Tally the lines in the listing below that contain "this" and report the tally alone.

-- RECORD EXCERPTS start --

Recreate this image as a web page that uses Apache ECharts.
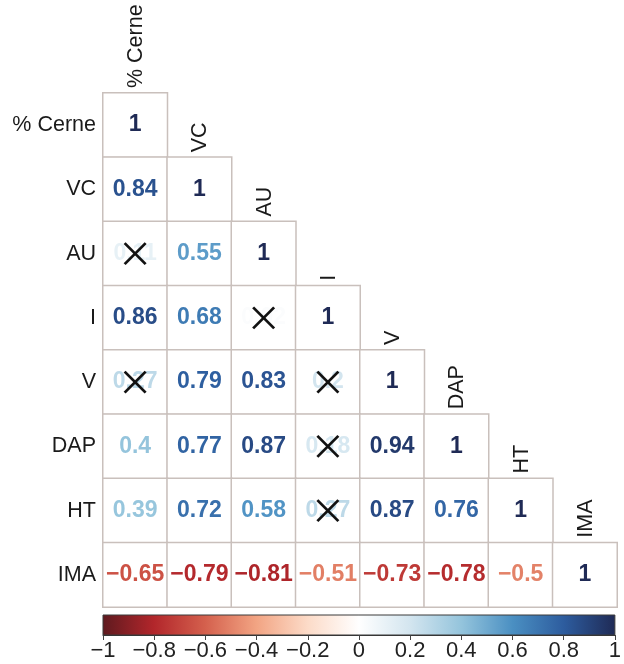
<!DOCTYPE html>
<html>
<head>
<meta charset="utf-8">
<script src="https://cdn.jsdelivr.net/npm/echarts@6/dist/echarts.min.js"></script>
<style>
  html, body { margin: 0; padding: 0; background: #ffffff; }
  #chart { width: 624px; height: 664px; }
</style>
</head>
<body>
<div id="chart"></div>
<script>
// Variables, in row/column order
const variables = ['% Cerne', 'VC', 'AU', 'I', 'V', 'DAP', 'HT', 'IMA'];

// Lower-triangle Pearson correlations, one array per row (columns follow `variables`)
const rowCerne = [1];
const rowVC    = [0.84, 1];
const rowAU    = [0.11, 0.55, 1];
const rowI     = [0.86, 0.68, 0.02, 1];
const rowV     = [0.27, 0.79, 0.83, 0.2, 1];
const rowDAP   = [0.4, 0.77, 0.87, 0.18, 0.94, 1];
const rowHT    = [0.39, 0.72, 0.58, 0.27, 0.87, 0.76, 1];
const rowIMA   = [-0.65, -0.79, -0.81, -0.51, -0.73, -0.78, -0.5, 1];

// Pairs that are not significant (crossed out)
const crossedPairs = [
  ['AU', '% Cerne'], ['I', 'AU'], ['V', '% Cerne'],
  ['V', 'I'], ['DAP', 'I'], ['HT', 'I']
];

// Colour scale range and tick step
const scaleMin = -1;
const scaleMax = 1;
const scaleStep = 0.2;

// Diverging red-white-blue palette, evenly spaced over [-1, 1]
const palette = ['#5e1a1f', '#b2262b', '#d4604d', '#f2a483', '#fcdbc8', '#ffffff',
                 '#d3e5ef', '#94c4dc', '#4a8fc2', '#2d5c9e', '#1f2a55'];

const FONT = '"Liberation Sans", Arial, Helvetica, sans-serif';
const rows = [rowCerne, rowVC, rowAU, rowI, rowV, rowDAP, rowHT, rowIMA];

function colorFor(v) {
  const t = (v - scaleMin) / (scaleMax - scaleMin);
  return echarts.color.lerp(t, palette);
}
function fmt(v) {
  const s = String(Math.abs(v));
  return (v < 0 ? '\u2212' : '') + s;
}

// Heatmap cells with coloured coefficients
const cellData = [];
rows.forEach((row, i) => {
  row.forEach((v, j) => {
    cellData.push({ value: [j, i, v], label: { color: colorFor(v) } });
  });
});

const crossData = crossedPairs.map(([r, c]) => [variables.indexOf(c), variables.indexOf(r)]);
const diagData = variables.map((_, j) => [j, j]);

// Colour bar gradient stops
const gradStops = palette.map((c, k) => ({ offset: k / (palette.length - 1), color: c }));

const chart = echarts.init(document.getElementById('chart'), null, { renderer: 'canvas' });

chart.setOption({
  animation: false,
  backgroundColor: '#ffffff',
  grid: [
    { left: 103, top: 93, width: 514, height: 514 },
    { left: 103, top: 615, width: 514, height: 20 }
  ],
  xAxis: [
    { type: 'category', gridIndex: 0, data: variables, show: false },
    {
      type: 'value', gridIndex: 1, min: scaleMin, max: scaleMax, interval: scaleStep,
      axisLine: { show: true, lineStyle: { color: '#333333', width: 1 } },
      axisTick: { show: true, length: 5, lineStyle: { color: '#444444' } },
      splitLine: { show: false },
      axisLabel: {
        fontSize: 22, color: '#222222', fontFamily: FONT, margin: 5,
        formatter: (v) => {
          const r = Math.round(v * 10) / 10;
          return (r < 0 ? '\u2212' : '') + Math.abs(r);
        }
      }
    }
  ],
  yAxis: [
    {
      type: 'category', gridIndex: 0, data: variables, inverse: true,
      axisLine: { show: false }, axisTick: { show: false }, splitLine: { show: false },
      axisLabel: { fontSize: 21.5, color: '#1a1a1a', fontFamily: FONT, margin: 7 }
    },
    { type: 'value', gridIndex: 1, min: 0, max: 1, show: false }
  ],
  series: [
    {
      type: 'heatmap',
      xAxisIndex: 0, yAxisIndex: 0,
      data: cellData,
      itemStyle: { color: '#ffffff', borderColor: '#c9c0bc', borderWidth: 1.5 },
      label: {
        show: true, fontSize: 23, fontWeight: 'bold', fontFamily: FONT,
        formatter: (p) => fmt(p.value[2])
      },
      emphasis: { disabled: true }
    },
    {
      // crosses over non-significant coefficients
      type: 'custom',
      xAxisIndex: 0, yAxisIndex: 0,
      data: crossData,
      silent: true,
      z: 5,
      renderItem: (params, api) => {
        const c = api.coord([api.value(0), api.value(1)]);
        const h = 10.5;
        const st = { stroke: '#111111', lineWidth: 2.8 };
        return {
          type: 'group',
          children: [
            { type: 'line', shape: { x1: c[0] - h, y1: c[1] - h, x2: c[0] + h, y2: c[1] + h }, style: st },
            { type: 'line', shape: { x1: c[0] - h, y1: c[1] + h, x2: c[0] + h, y2: c[1] - h }, style: st }
          ]
        };
      }
    },
    {
      // rotated column names above the diagonal
      type: 'custom',
      xAxisIndex: 0, yAxisIndex: 0,
      data: diagData,
      silent: true,
      clip: false,
      renderItem: (params, api) => {
        const j = api.value(0);
        const c = api.coord([j, j]);
        const s = api.size([1, 1]);
        return {
          type: 'text',
          x: c[0] + 1,
          y: c[1] - s[1] / 2 - 5,
          rotation: Math.PI / 2,
          style: {
            text: variables[j], fill: '#1a1a1a',
            font: '21.5px ' + FONT, align: 'left', verticalAlign: 'middle'
          }
        };
      }
    },
    {
      // colour bar
      type: 'custom',
      xAxisIndex: 1, yAxisIndex: 1,
      data: [[scaleMin, scaleMax]],
      silent: true,
      renderItem: (params, api) => {
        const a = api.coord([api.value(0), 0]);
        const b = api.coord([api.value(1), 1]);
        return {
          type: 'rect',
          shape: { x: a[0], y: b[1], width: b[0] - a[0], height: a[1] - b[1] },
          style: {
            fill: new echarts.graphic.LinearGradient(0, 0, 1, 0, gradStops),
            stroke: '#3a3a3a', lineWidth: 1
          }
        };
      }
    }
  ]
});
</script>
</body>
</html>
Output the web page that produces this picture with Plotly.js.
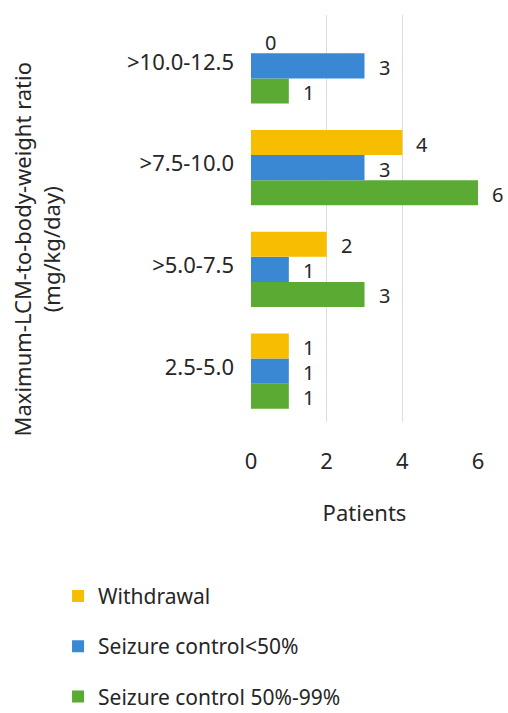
<!DOCTYPE html>
<html>
<head>
<meta charset="utf-8">
<script src="https://cdn.plot.ly/plotly-3.0.1.min.js"></script>
<style>html,body{margin:0;padding:0;background:#fff;}#chart{width:508px;height:713px;}</style>
</head>
<body>
<div id="chart"></div>
<script>
// Data
var categories = ["2.5-5.0", ">5.0-7.5", ">7.5-10.0", ">10.0-12.5"];
var withdrawal = [1, 2, 4, 0];
var seizureLt50 = [1, 1, 3, 3];
var seizure5099 = [1, 3, 6, 1];
var seriesNames = ["Withdrawal", "Seizure control<50%", "Seizure control 50%-99%"];
var xTicks = [0, 2, 4, 6];

var FONT = "Noto Sans, Open Sans, sans-serif";
var FS = 22;
var TXT = "#262626";
var colors = {w: "#F7BD00", b: "#3A87D3", g: "#5BAA34"};

// traces bottom-to-top within a group: green, blue, yellow
var series = [
  {name: seriesNames[2], vals: seizure5099, color: colors.g, rank: 3, shift: -25},
  {name: seriesNames[1], vals: seizureLt50, color: colors.b, rank: 2, shift: 0},
  {name: seriesNames[0], vals: withdrawal, color: colors.w, rank: 1, shift: 25}
];

var traces = series.map(function(s){
  return {
    type: "bar", orientation: "h",
    y: categories, x: s.vals, name: s.name,
    legendgroup: s.name, legendrank: s.rank,
    marker: {color: s.color, line: {width: 0}},
    hoverinfo: "skip"
  };
});

var annotations = [];
series.forEach(function(s){
  s.vals.forEach(function(v, i){
    annotations.push({
      x: v, y: categories[i], xref: "x", yref: "y",
      text: String(v), showarrow: false,
      xanchor: "left", yanchor: "middle",
      xshift: 13, yshift: s.shift - 1,
      height: 22, borderpad: 0,
      font: {family: FONT, size: FS - 2, color: TXT}
    });
  });
});

annotations.push({
  xref: "paper", yref: "paper", x: -0.945, y: 0.425,
  text: "Maximum-LCM-to-body-weight ratio<br>(mg/kg/day)",
  textangle: -90, showarrow: false, xanchor: "center", yanchor: "middle",
  font: {family: FONT, size: FS, color: TXT}
});

var layout = {
  width: 508, height: 713,
  margin: {l: 251, r: 30, t: 15, b: 291, pad: 0, autoexpand: false},
  paper_bgcolor: "#fff", plot_bgcolor: "#fff",
  font: {family: FONT, size: FS, color: TXT},
  barmode: "group", bargap: 0.26, bargroupgap: 0,
  showlegend: true,
  xaxis: {
    range: [0, 6], tickvals: xTicks, ticktext: xTicks.map(String),
    showgrid: true, gridcolor: "#D8DDE7", gridwidth: 1.5,
    zeroline: false, showline: false, ticks: "",
    ticklabelstandoff: 24,
    tickfont: {family: FONT, size: FS, color: TXT},
    title: {text: "Patients", font: {family: FONT, size: FS, color: TXT}, standoff: 31},
    automargin: false, fixedrange: true
  },
  yaxis: {
    type: "category", categoryorder: "array", categoryarray: categories,
    showgrid: false, zeroline: false, showline: false, ticks: "",
    ticklabelstandoff: 16, ticklabelshift: -4,
    tickfont: {family: FONT, size: FS, color: TXT},
    automargin: false, fixedrange: true
  },
  legend: {
    orientation: "v", x: -0.85, xanchor: "left", y: -0.378, yanchor: "top",
    traceorder: "grouped", tracegroupgap: 20,
    font: {family: FONT, size: FS - 1, color: TXT},
    itemwidth: 30, bgcolor: "rgba(0,0,0,0)"
  },
  annotations: annotations
};

Plotly.newPlot("chart", traces, layout, {displayModeBar: false, staticPlot: true});
</script>
</body>
</html>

-- RECORD EXCERPTS end --

- **PROBLEM SOLUTION**: 2